Jekyll Island and the Design of the Federal Reserve
In November 1910, a private railway car carrying seven men departed from the Hoboken, New Jersey terminal of the Southern Railway, headed for Brunswick, Georgia, and from there by boat to Jekyll Island -- a private club retreat owned by a consortium of the wealthiest families in America. The men traveled under assumed names. They carried no luggage with identifying monograms. The purpose of the journey, and the identities of its participants, were not to be disclosed.
The seven were: Senator Nelson Aldrich of Rhode Island, the Senate's most powerful Republican and chairman of the National Monetary Commission; Frank Vanderlip, president of National City Bank (the largest American bank, controlled by Rockefeller interests); Henry Davison, senior partner of J.P. Morgan; Charles Norton, president of First National Bank of New York; Benjamin Strong, a Morgan associate who would become the first governor of the Federal Reserve Bank of New York; Paul Warburg, a partner at Kuhn, Loeb & Co. and the group's primary banking theorist, trained in the German central banking tradition; and A. Piatt Andrew, Assistant Secretary of the Treasury and technical secretary to the National Monetary Commission.
They remained on Jekyll Island for approximately ten days, drafting what Aldrich would present publicly as the Aldrich Plan -- a proposal for a National Reserve Association modeled loosely on European central banks. The meeting's existence was not publicly acknowledged for more than two decades. In 1935, Vanderlip described the episode in the Saturday Evening Post: "I was as furtive as any conspirator. Discovery, we knew, simply must not happen, or else all our time and effort would be wasted. If it were to be exposed publicly that our particular group had gotten together and written a banking bill, that bill would have no chance whatever of passage by Congress."
I was as furtive as any conspirator. Discovery, we knew, simply must not happen, or else all our time and effort would be wasted. If it were to be exposed publicly that our particular group had gotten together and written a banking bill, that bill would have no chance whatever of passage by Congress.Frank Vanderlip, Saturday Evening Post, February 9, 1935
The Aldrich Plan, as presented publicly, was rejected by Congress -- partly because Aldrich's close association with Wall Street made it politically toxic, and partly because Democrats, who took control of Congress after the 1910 midterms, were ideologically opposed to any plan bearing his name.

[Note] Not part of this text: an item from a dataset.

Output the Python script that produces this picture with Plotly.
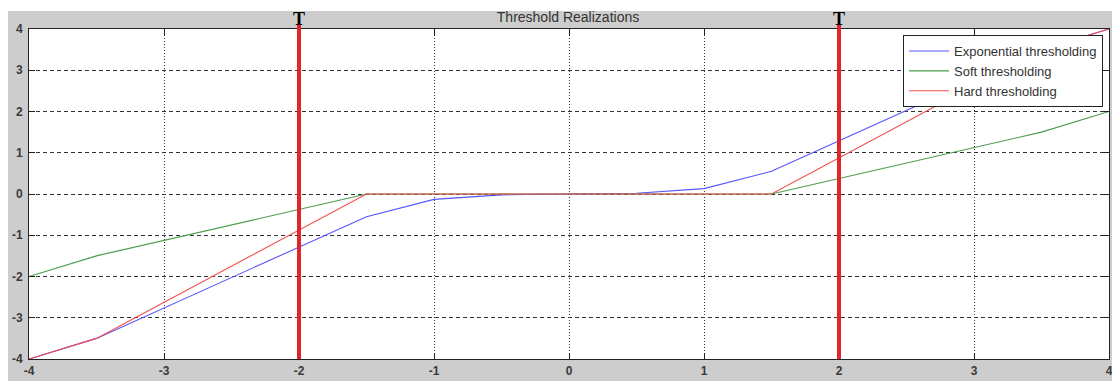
import plotly.graph_objects as go

# ---- data ----
x_vals = [-4, -3.5, -1.5, -1, -0.5, 0, 0.5, 1, 1.5, 3.5, 4]
exp_vals = [-4, -3.5, -0.55, -0.13, -0.02, 0, 0.02, 0.13, 0.55, 3.5, 4]
soft_vals = [-2, -1.5, 0, 0, 0, 0, 0, 0, 0, 1.5, 2]
hard_vals = [-4, -3.5, 0, 0, 0, 0, 0, 0, 0, 3.5, 4]
series_names = ["Exponential thresholding", "Soft thresholding", "Hard thresholding"]
thresholds = [-2, 2]
threshold_label = "T"
tick_vals = [-4, -3, -2, -1, 0, 1, 2, 3, 4]
tick_text = ["-4", "-3", "-2", "-1", "0", "1", "2", "3", "4"]
title_text = "Threshold Realizations"

colors = ["#5555ff", "#4a9c4a", "#f24e4e"]

# page body has an 8px margin, so figure coordinates = screenshot - 8
OFF = 8
W, H = 1120 - OFF, 381 - OFF
L, R, T, B = 21, 11, 21, 22
pw, ph = W - L - R, H - T - B

def px2paper_x(p):  # p in screenshot pixels
    return (p - OFF - L) / pw

def px2paper_y(p):
    return (H - B - (p - OFF)) / ph

fig = go.Figure()
for name, ys, c in zip(series_names, [exp_vals, soft_vals, hard_vals], colors):
    fig.add_trace(go.Scatter(x=x_vals, y=ys, mode="lines", name=name,
                             line=dict(color=c, width=1.1)))

shapes = []
# thin white strip at the very top (screenshot y 8..11)
shapes.append(dict(type="rect", xref="paper", yref="paper",
                   x0=px2paper_x(0), x1=px2paper_x(1130),
                   y0=px2paper_y(11), y1=px2paper_y(0),
                   fillcolor="white", line=dict(width=0), layer="below"))
annotations = []
for t in thresholds:
    shapes.append(dict(type="line", xref="x", yref="paper", x0=t, x1=t,
                       y0=0, y1=px2paper_y(25),
                       line=dict(color="#e0262a", width=4), layer="above"))
    annotations.append(dict(x=t, xref="x", y=px2paper_y(19), yref="paper",
                            text="<b>%s</b>" % threshold_label, showarrow=False,
                            yanchor="middle", xanchor="center",
                            font=dict(family="Liberation Serif", size=18, color="black")))

axis_common = dict(
    range=[-4, 4], tickvals=tick_vals, ticktext=tick_text, showline=True, linecolor="#222",
    linewidth=1, mirror="ticks", ticks="inside", ticklen=6, tickcolor="#222",
    showgrid=True, gridcolor="#333", gridwidth=1, zeroline=False, automargin=False,
    tickfont=dict(family="Liberation Sans", size=12, color="#3a3a3a", weight="bold"),
)

fig.update_layout(
    width=W, height=H,
    margin=dict(l=L, r=R, t=T, b=B, pad=0, autoexpand=False),
    paper_bgcolor="#cdcdcd", plot_bgcolor="white",
    title=dict(text=title_text, x=px2paper_x(568), xref="paper", xanchor="center",
               y=1 - (17 - OFF) / H, yanchor="middle", automargin=False,
               font=dict(family="Liberation Sans", size=14, color="#333")),
    xaxis=dict(**axis_common, griddash="1px,2px", ticklabelstandoff=1),
    yaxis=dict(**axis_common, griddash="4px,3px", ticklabelstandoff=3),
    legend=dict(x=px2paper_x(1103), xanchor="right", y=px2paper_y(35), yanchor="top",
                bgcolor="white", bordercolor="#222", borderwidth=1,
                font=dict(family="Liberation Sans", size=13, color="#333"),
                tracegroupgap=0, itemwidth=40),
    shapes=shapes, annotations=annotations, showlegend=True,
)

fig.write_html("out.html")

The Federal Reserve Act of 1913, which eventually created the institution, was drafted by Democratic representatives Carter Glass and Robert Owen, with substantial technical assistance from Paul Warburg -- who had been the primary architect of the Jekyll Island plan.
The two versions differed in their governance structures -- the Federal Reserve Act created a Federal Reserve Board in Washington with greater public representation than the Aldrich Plan's privately controlled Association -- but shared the fundamental design principles worked out at Jekyll Island: a central bank with lender-of-last-resort capacity, fractional reserve banking, and a decentralized structure of regional banks designed to neutralize political opposition from outside financial centers. The Federal Reserve that exists today is recognizably the institution those seven men designed in secret in November 1910.
- Vanderlip, F. (1935, February 9). 'Farm Boy to Financier.' Saturday Evening Post.
- Greider, W. (1987). Secrets of the Temple: How the Federal Reserve Runs the Country. Simon & Schuster.
- Meltzer, A.H. (2003). A History of the Federal Reserve, Vol. 1. University of Chicago Press.
- Chernow, R. (1990). The House of Morgan. Atlantic Monthly Press.